Gowdy: Benghazi committee wants answers on State decisions about security, mission
posted at 2:01 pm on May 7, 2014 by Ed Morrissey
Rep. Trey Gowdy (R-SC) appeared on Morning Joe today to discuss the aims and the scope of the newly minted House Select Committee on Benghazi, which he will chair. Democrats already have accused Gowdy and Republicans of using the investigation into the deaths of four Americans, including the first US ambassador killed in the line of duty in over 30 years, as a platform to attack Barack Obama and Hillary Clinton all the way through the 2016 election cycle. Gowdy told the MJ panel that the White House will end up dictating the pace of the probe:
Rep. Trey Gowdy (R-S.C.) said the special committee he’ll lead on Benghazi could continue into the 2016 campaign, when Hillary Clinton might be running for the White House.
Asked about that possibility Wednesday on MSNBC’s “Morning Joe,” Gowdy said the length of his work would depend on the administration’s level of cooperation.
“It would be shame on us if we intentionally dragged this out for political expediency,” said Gowdy, the special committee’s chairman. “On the other hand, if an administration is slow-walking document production I can’t end a trial simply because the defense won’t cooperate.”
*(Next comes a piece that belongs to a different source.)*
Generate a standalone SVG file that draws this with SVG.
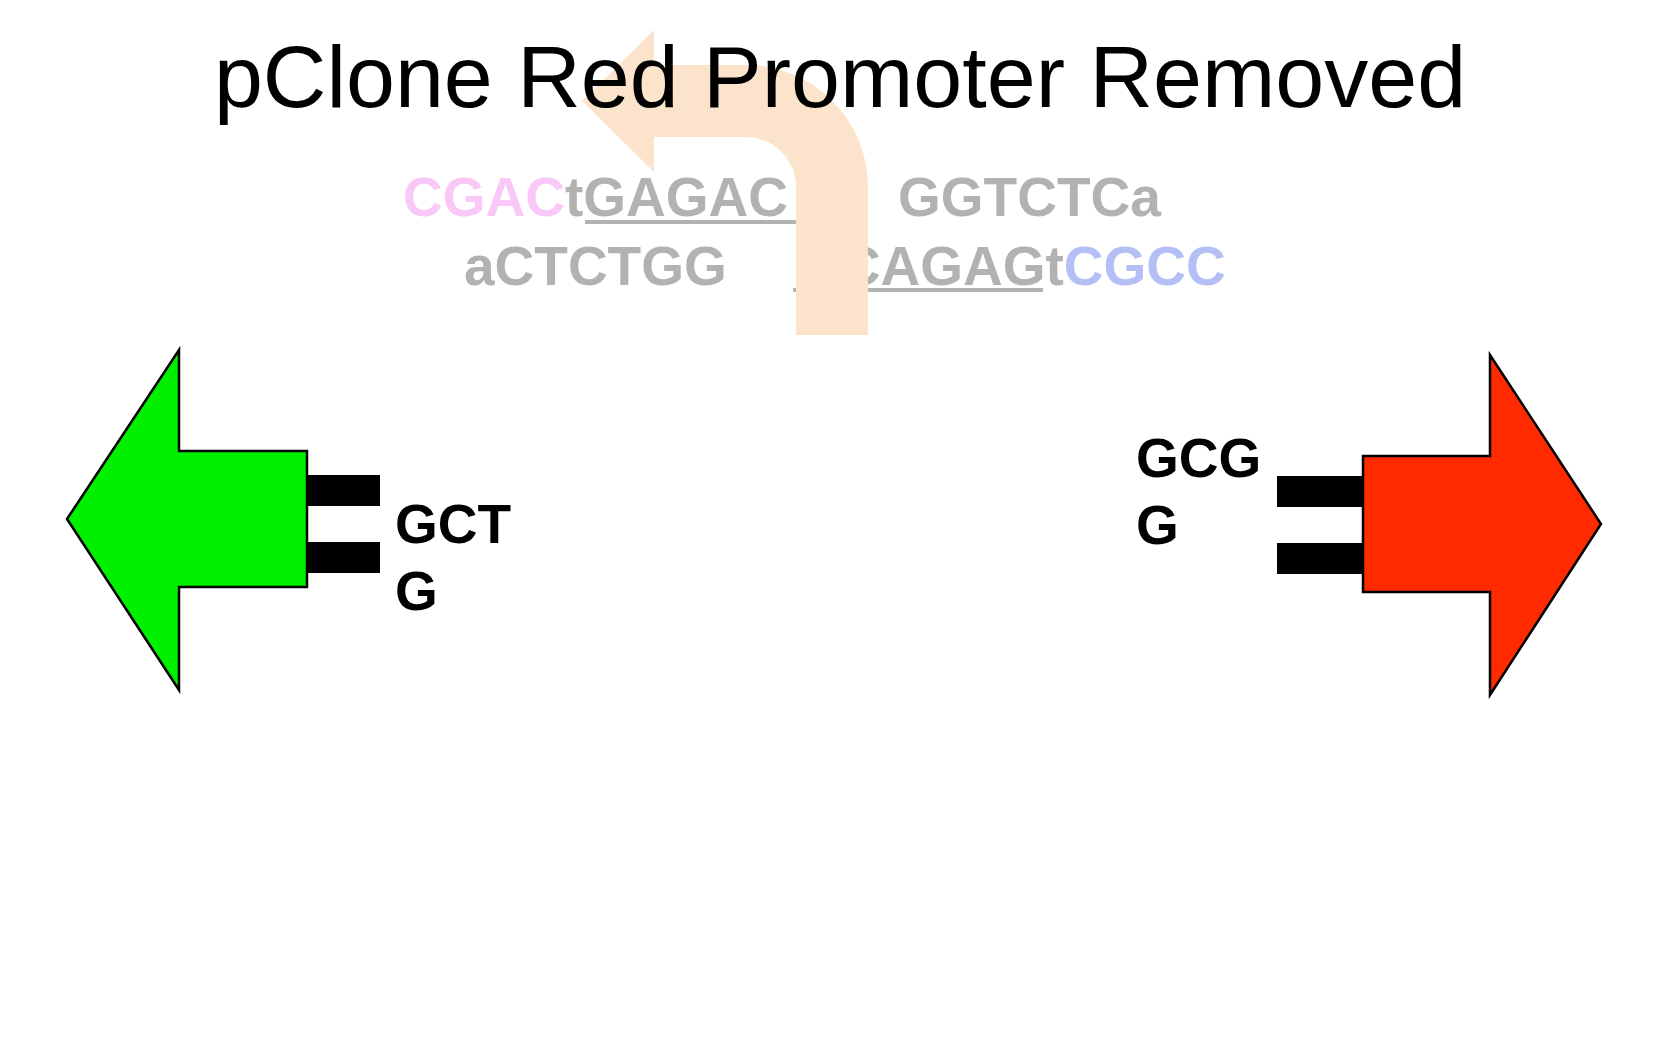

The story could have been over already, for that matter, had the Obama administration not hidden documents from Congress until now. Based on their track record, no one knows how many other documents they may be hiding, or redacting into oblivion either. That’s why Gowdy wants to close out the other Congressional investigations and start from scratch, collect all of the evidence and re-do the depositions, in order to conduct a comprehensive investigation with plenary power. That can go short and easy, or it can go long and hard, but that choice ultimately rests with the White House.
Gowdy made it clear during the interview that the scope of this committee won’t be limited to just the post-attack politicization of the event. He wants answers on the denials for security at the facility, and the reasons why the US stayed in Benghazi while every other Western agency pulled out as terrorist escalated. In my column for The Week, I urge Republicans to take that broader focus, which is where true accountability will be found:
Last week, retired Air Force General Robert Lovell testified before Congress that the U.S. military should have responded immediately to the attack. As the commander of intelligence services for AFRICOM at the time of the attack, Lovell testified that no one seriously thought that it was anything other than a deliberate, planned offensive on the diplomatic post left vulnerable despite ever-increasing warnings about terrorist activity in and around Benghazi, especially with al Qaeda affiliates. The testimony raises the question — again — as to why the U.S. military was not prepared to respond to a terrorist attack in the AFRICOM area of responsibility on the anniversary of 9/11, especially in an area known to have rapidly escalating enemy activity.
That question becomes more acute as the situation in Libya continues to deteriorate. The Daily Beast‘s national security correspondent Eli Lake reports that the region has now been flooded with radical Islamist terrorists from around the world, eager to operate within the failed state of Libya the NATO intervention created. One counter-terrorism contractor calls it “Scumbag Woodstock,” while another intelligence official calls eastern Libya “a jihadist melting pot.” The situation presents a threat to the region and to the U.S. far beyond what existed three years ago, before Obama intervened on behalf of the rebels.
The select committee should focus on that larger context of Benghazi, the editorial board of The Washington Post urged this week, asking Republicans to eschew the cover-up for the “actual failings in Libya” from Obama and his administration.
“The Obama administration and its NATO allies bear responsibility for this mess because, having intervened to help rebels overthrow Gadhafi, they then swiftly exited without making a serious effort to help Libyans establish security and build a new political order,” they wrote. “Congress might usefully probe why the administration allowed a country in which it initiated military operations to slide into chaos.”
Indeed. While the White House continues its ridiculous spin and accusations, Gowdy and Boehner have an opportunity to present accountability on a much broader and deeper level — the very accountability the Obama administration tried to avoid with its initial talking points.